What is the Average Salary of a Starbucks Store Manager?
As of mid-2015, the average salary of a Starbucks store manager in the United States can be estimated to be around $48,000 per year. It is important to note that this estimate takes into consideration very basic factors such as regional reported wages and the average length of time a Starbucks employee usually works in non-management roles prior to being promoted.
For the most part, the Starbucks store manager salary can be considered to fall in line with average salaries in similar lines of work, although it is substantially higher in various regions of the U.S. The estimated $48,000 per year does not include bonus pay, which could raise the annual salary by a few thousand dollars.
At the lower end of the Starbucks salary spectrum, store managers in cafes located in southern states may earn closer to $40K per year for their base pay. Aside from geographical location, another factor that commonly impacts the salary of Starbucks managers is the type of store. Although this retail coffee giant does not offer franchises, but some qualified businesses may earn the right to open a small, licensed cafe inside another store. To this effect, some major department stores feature a cozy Starbucks cafe for the convenience of shoppers; managers at these smaller locations may earn less than their counterparts at larger stores.
The bonuses that can be potentially earned by Starbucks store managers can make a huge difference in the amount of take-home pay. This is also the case for baristas; in fact, their potential for earning bonuses are sometimes greater than for managers.
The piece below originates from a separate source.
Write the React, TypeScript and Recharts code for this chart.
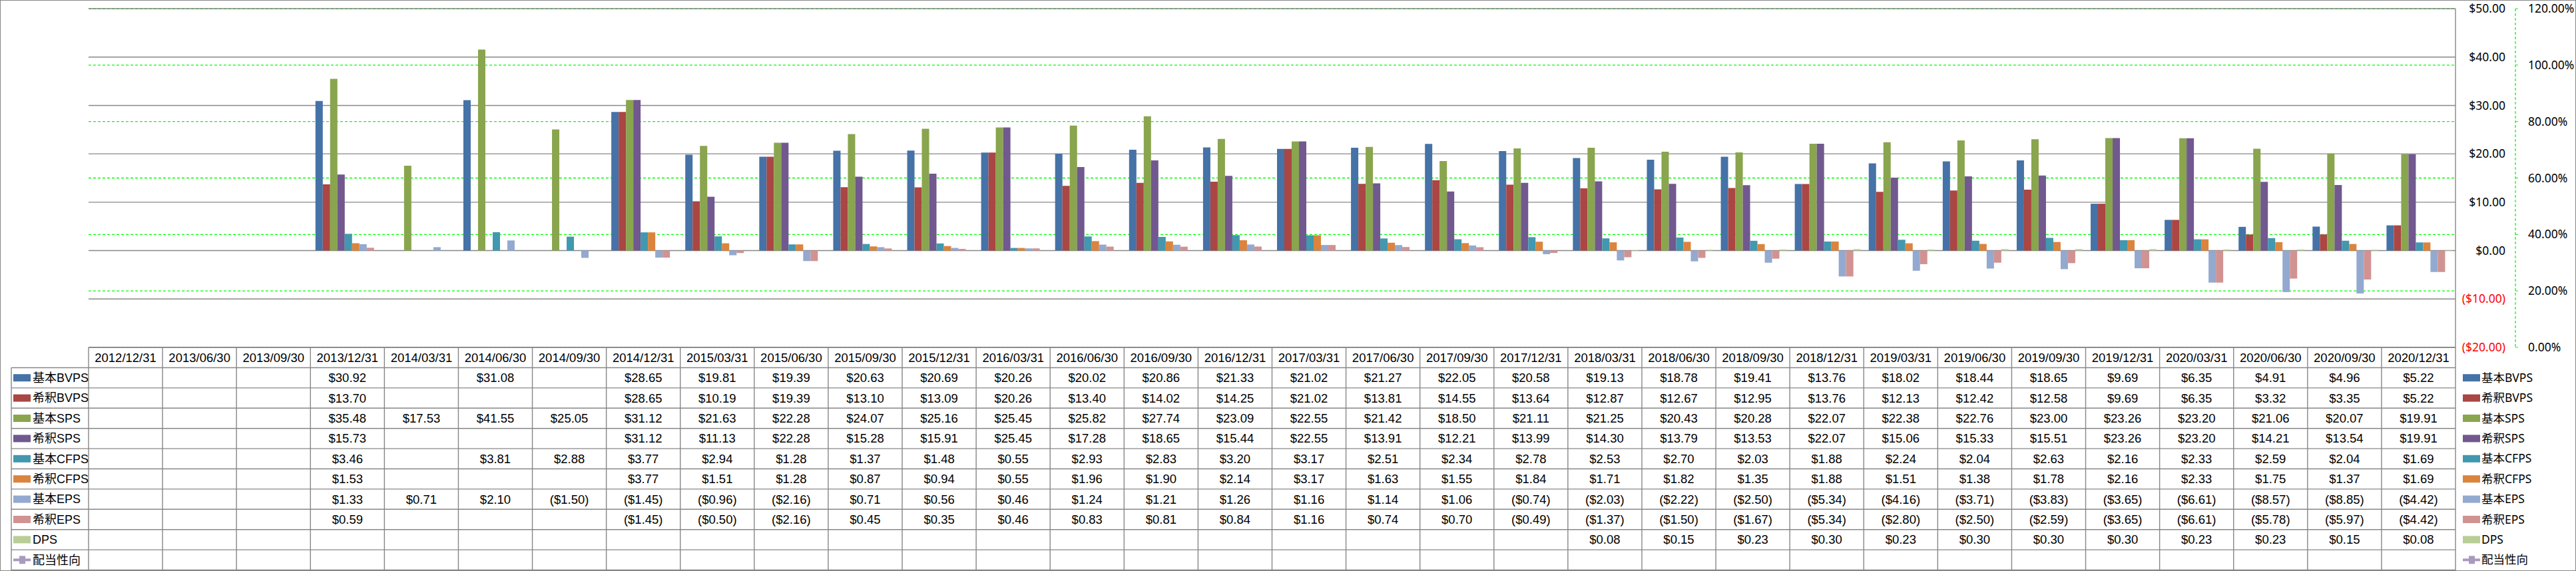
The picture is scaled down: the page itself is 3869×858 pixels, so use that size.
import React from 'react';
import { ComposedChart, Bar, Line, XAxis, YAxis, CartesianGrid } from 'recharts';

const dates = [
  '2012/12/31', '2013/06/30', '2013/09/30', '2013/12/31', '2014/03/31', '2014/06/30', '2014/09/30', '2014/12/31',
  '2015/03/31', '2015/06/30', '2015/09/30', '2015/12/31', '2016/03/31', '2016/06/30', '2016/09/30', '2016/12/31',
  '2017/03/31', '2017/06/30', '2017/09/30', '2017/12/31', '2018/03/31', '2018/06/30', '2018/09/30', '2018/12/31',
  '2019/03/31', '2019/06/30', '2019/09/30', '2019/12/31', '2020/03/31', '2020/06/30', '2020/09/30', '2020/12/31',
];

const basicBVPS = [null, null, null, 30.92, null, 31.08, null, 28.65, 19.81, 19.39, 20.63, 20.69, 20.26, 20.02, 20.86, 21.33, 21.02, 21.27, 22.05, 20.58, 19.13, 18.78, 19.41, 13.76, 18.02, 18.44, 18.65, 9.69, 6.35, 4.91, 4.96, 5.22];
const dilutedBVPS = [null, null, null, 13.70, null, null, null, 28.65, 10.19, 19.39, 13.10, 13.09, 20.26, 13.40, 14.02, 14.25, 21.02, 13.81, 14.55, 13.64, 12.87, 12.67, 12.95, 13.76, 12.13, 12.42, 12.58, 9.69, 6.35, 3.32, 3.35, 5.22];
const basicSPS = [null, null, null, 35.48, 17.53, 41.55, 25.05, 31.12, 21.63, 22.28, 24.07, 25.16, 25.45, 25.82, 27.74, 23.09, 22.55, 21.42, 18.50, 21.11, 21.25, 20.43, 20.28, 22.07, 22.38, 22.76, 23.00, 23.26, 23.20, 21.06, 20.07, 19.91];
const dilutedSPS = [null, null, null, 15.73, null, null, null, 31.12, 11.13, 22.28, 15.28, 15.91, 25.45, 17.28, 18.65, 15.44, 22.55, 13.91, 12.21, 13.99, 14.30, 13.79, 13.53, 22.07, 15.06, 15.33, 15.51, 23.26, 23.20, 14.21, 13.54, 19.91];
const basicCFPS = [null, null, null, 3.46, null, 3.81, 2.88, 3.77, 2.94, 1.28, 1.37, 1.48, 0.55, 2.93, 2.83, 3.20, 3.17, 2.51, 2.34, 2.78, 2.53, 2.70, 2.03, 1.88, 2.24, 2.04, 2.63, 2.16, 2.33, 2.59, 2.04, 1.69];
const dilutedCFPS = [null, null, null, 1.53, null, null, null, 3.77, 1.51, 1.28, 0.87, 0.94, 0.55, 1.96, 1.90, 2.14, 3.17, 1.63, 1.55, 1.84, 1.71, 1.82, 1.35, 1.88, 1.51, 1.38, 1.78, 2.16, 2.33, 1.75, 1.37, 1.69];
const basicEPS = [null, null, null, 1.33, 0.71, 2.10, -1.50, -1.45, -0.96, -2.16, 0.71, 0.56, 0.46, 1.24, 1.21, 1.26, 1.16, 1.14, 1.06, -0.74, -2.03, -2.22, -2.50, -5.34, -4.16, -3.71, -3.83, -3.65, -6.61, -8.57, -8.85, -4.42];
const dilutedEPS = [null, null, null, 0.59, null, null, null, -1.45, -0.50, -2.16, 0.45, 0.35, 0.46, 0.83, 0.81, 0.84, 1.16, 0.74, 0.70, -0.49, -1.37, -1.50, -1.67, -5.34, -2.80, -2.50, -2.59, -3.65, -6.61, -5.78, -5.97, -4.42];
const dps = [null, null, null, null, null, null, null, null, null, null, null, null, null, null, null, null, null, null, null, null, 0.08, 0.15, 0.23, 0.30, 0.23, 0.30, 0.30, 0.30, 0.23, 0.23, 0.15, 0.08];
const payoutRatio = [null, null, null, null, null, null, null, null, null, null, null, null, null, null, null, null, null, null, null, null, null, null, null, null, null, null, null, null, null, null, null, null];

const usdTicks = [-20, -10, 0, 10, 20, 30, 40, 50];
const pctTicks = [0, 0.2, 0.4, 0.6, 0.8, 1.0, 1.2];

const barSeries = [
  { key: 'basicBVPS', name: '基本BVPS', color: '#4572A7', values: basicBVPS },
  { key: 'dilutedBVPS', name: '希釈BVPS', color: '#AA4643', values: dilutedBVPS },
  { key: 'basicSPS', name: '基本SPS', color: '#89A54E', values: basicSPS },
  { key: 'dilutedSPS', name: '希釈SPS', color: '#71588F', values: dilutedSPS },
  { key: 'basicCFPS', name: '基本CFPS', color: '#4198AF', values: basicCFPS },
  { key: 'dilutedCFPS', name: '希釈CFPS', color: '#DB843D', values: dilutedCFPS },
  { key: 'basicEPS', name: '基本EPS', color: '#93A9CF', values: basicEPS },
  { key: 'dilutedEPS', name: '希釈EPS', color: '#D19392', values: dilutedEPS },
  { key: 'dps', name: 'DPS', color: '#B9CD96', values: dps },
];
const lineSeries = { key: 'payout', name: '配当性向', color: '#A99BBD', values: payoutRatio };
const tableRows = [...barSeries, lineSeries];

const data = dates.map((date, i) => {
  const row: Record<string, any> = { date };
  tableRows.forEach(s => { row[s.key] = s.values[i]; });
  return row;
});

const GRID = '#878787';
const TABLE_FONT = "'Liberation Sans', 'Noto Sans CJK JP', sans-serif";
const AXIS_FONT = "'Noto Sans', 'Noto Sans CJK JP', sans-serif";
const HEADER_H = 30.5;
const ROW_H = 30.4;
const LEGEND_COL_W = 116;
const BOTTOM = 857;

const fmtUsd = (v: number) => (v < 0 ? `($${Math.abs(v).toFixed(2)})` : `$${v.toFixed(2)}`);
const fmtPct = (v: number) => `${(v * 100).toFixed(2)}%`;

const Swatch = ({ x, cy, s }: { x: number; cy: number; s: any }) =>
  s.key === 'payout' ? (
    <g>
      <line x1={x} x2={x + 26} y1={cy} y2={cy} stroke={s.color} strokeWidth={4} />
      <rect x={x + 9} y={cy - 6} width={9} height={12} fill={s.color} />
    </g>
  ) : (
    <rect x={x} y={cy - 5.5} width={26} height={11} fill={s.color} />
  );

// each x tick draws one column of the data table (plus the legends at both ends)
const TableColumn = (props: any) => {
  const { x, y, payload } = props;
  const i = props.index ?? payload.index;
  const half = typeof payload.offset === 'number' && payload.offset > 0 ? payload.offset : 55.55;
  const left = x - half;
  const right = x + half;
  const top = y;
  const rowsTop = top + HEADER_H;
  const lines: React.ReactNode[] = [];
  lines.push(<line key="t" x1={left} x2={right} y1={top} y2={top} stroke={GRID} strokeWidth={1.4} />);
  lines.push(<line key="l" x1={left} x2={left} y1={top} y2={BOTTOM} stroke={GRID} strokeWidth={1.4} />);
  if (i === dates.length - 1) {
    lines.push(<line key="r" x1={right} x2={right} y1={top} y2={BOTTOM} stroke={GRID} strokeWidth={1.4} />);
  }
  for (let r = 0; r <= tableRows.length; r++) {
    const yy = rowsTop + r * ROW_H;
    lines.push(<line key={`h${r}`} x1={i === 0 ? left - LEGEND_COL_W : left} x2={right} y1={yy} y2={yy} stroke={GRID} strokeWidth={1.4} />);
  }
  return (
    <g>
      {lines}
      <text x={x} y={top + HEADER_H / 2} dy="0.35em" textAnchor="middle" fontFamily={TABLE_FONT} fontSize={18.5} fill="#000">
        {dates[i]}
      </text>
      {tableRows.map((s, r) => {
        const v = s.values[i];
        if (v === null || v === undefined) return null;
        return (
          <text key={s.key} x={x} y={rowsTop + r * ROW_H + ROW_H / 2} dy="0.35em" textAnchor="middle" fontFamily={TABLE_FONT} fontSize={18.5} fill="#000">
            {fmtUsd(v)}
          </text>
        );
      })}
      {i === 0 && (
        <g>
          <line x1={left - LEGEND_COL_W} x2={left - LEGEND_COL_W} y1={rowsTop} y2={BOTTOM} stroke={GRID} strokeWidth={1.4} />
          {tableRows.map((s, r) => {
            const cy = rowsTop + r * ROW_H + ROW_H / 2;
            return (
              <g key={s.key}>
                <Swatch x={left - LEGEND_COL_W + 3} cy={cy} s={s} />
                <text x={left - LEGEND_COL_W + 32} y={cy} dy="0.35em" fontFamily={TABLE_FONT} fontSize={18} fill="#000">
                  {s.name}
                </text>
              </g>
            );
          })}
        </g>
      )}
      {i === dates.length - 1 &&
        tableRows.map((s, r) => {
          const cy = rowsTop + r * ROW_H + ROW_H / 2;
          return (
            <g key={`lg-${s.key}`}>
              <Swatch x={right + 11} cy={cy} s={s} />
              <text x={right + 39} y={cy} dy="0.35em" fontFamily={AXIS_FONT} fontSize={17.5} fill="#000">
                {s.name}
              </text>
            </g>
          );
        })}
    </g>
  );
};

const UsdTick = (props: any) => {
  const { x, y, payload } = props;
  const v = payload.value;
  return (
    <text x={x + 75} y={y} dy="0.35em" textAnchor="end" fontFamily={AXIS_FONT} fontSize={17.5} fill={v < 0 ? '#FF0000' : '#000'}>
      {fmtUsd(v)}
    </text>
  );
};

const PctTick = (props: any) => {
  const { x, y, payload } = props;
  return (
    <text x={x} y={y} dy="0.35em" textAnchor="start" fontFamily={AXIS_FONT} fontSize={17.5} fill="#000">
      {fmtPct(payload.value)}
    </text>
  );
};

const App: React.FC = () => (
  <div style={{ position: 'absolute', left: 0, top: 0, width: 3869, height: 858, background: '#fff' }}>
    <div style={{ position: 'absolute', left: 0, top: 0, width: 3869, height: 858, boxSizing: 'border-box', border: `1px solid ${GRID}` }} />
    <ComposedChart
      width={3869}
      height={858}
      data={data}
      margin={{ top: 13, right: 0, bottom: 0, left: 133 }}
      barCategoryGap={7.5}
      barGap={0}
    >
      <CartesianGrid yAxisId="b_pct" vertical={false} stroke="#00FF00" strokeDasharray="4 3" strokeWidth={1.3} />
      <CartesianGrid yAxisId="a_usd" vertical={false} stroke={GRID} strokeWidth={1.4} />
      <XAxis
        dataKey="date"
        interval={0}
        tickLine={false}
        axisLine={false}
        tickSize={0}
        tickMargin={0}
        height={336}
        tick={<TableColumn />}
      />
      <YAxis
        yAxisId="b_pct"
        orientation="right"
        width={91}
        type="number"
        domain={[0, 1.2]}
        allowDataOverflow
        ticks={pctTicks}
        tickSize={4}
        tickMargin={15}
        tickLine={{ stroke: '#00FF00' }}
        axisLine={{ stroke: '#00FF00', strokeDasharray: '4 3', strokeWidth: 1.3 }}
        tick={<PctTick />}
      />
      <YAxis
        yAxisId="a_usd"
        orientation="right"
        width={90}
        type="number"
        domain={[-20, 50]}
        allowDataOverflow
        ticks={usdTicks}
        tickLine={false}
        tickSize={0}
        tickMargin={0}
        axisLine={{ stroke: GRID, strokeWidth: 1.4 }}
        tick={<UsdTick />}
      />
      {barSeries.map(s => (
        <Bar key={s.key} yAxisId="a_usd" dataKey={s.key} name={s.name} fill={s.color} isAnimationActive={false} />
      ))}
      <Line yAxisId="b_pct" dataKey="payout" name={lineSeries.name} stroke={lineSeries.color} strokeWidth={3} dot={false} isAnimationActive={false} />
    </ComposedChart>
  </div>
);

export default App;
It stands to reason that Starbucks managers in California and Hawaii are more likely to earn higher salaries since the cost of living tends to be greater in those states. When bonuses, benefits and perks are added to the base salary, the earning potential of a Starbucks store manager may jump to $55K per year. To be able to earn such figures, managers should directly contribute to his store’s profitability by finding efficient methods to increase not only sales but also the bottom line of the cafe.
An example of a strategy that a Starbucks manager may apply to increase the bottom line of his or her store would be to ensure that merchandise and supplies are being used responsibly instead of wastefully. Managers who follow these strategies are more likely to increase their take-home pay with company bonuses.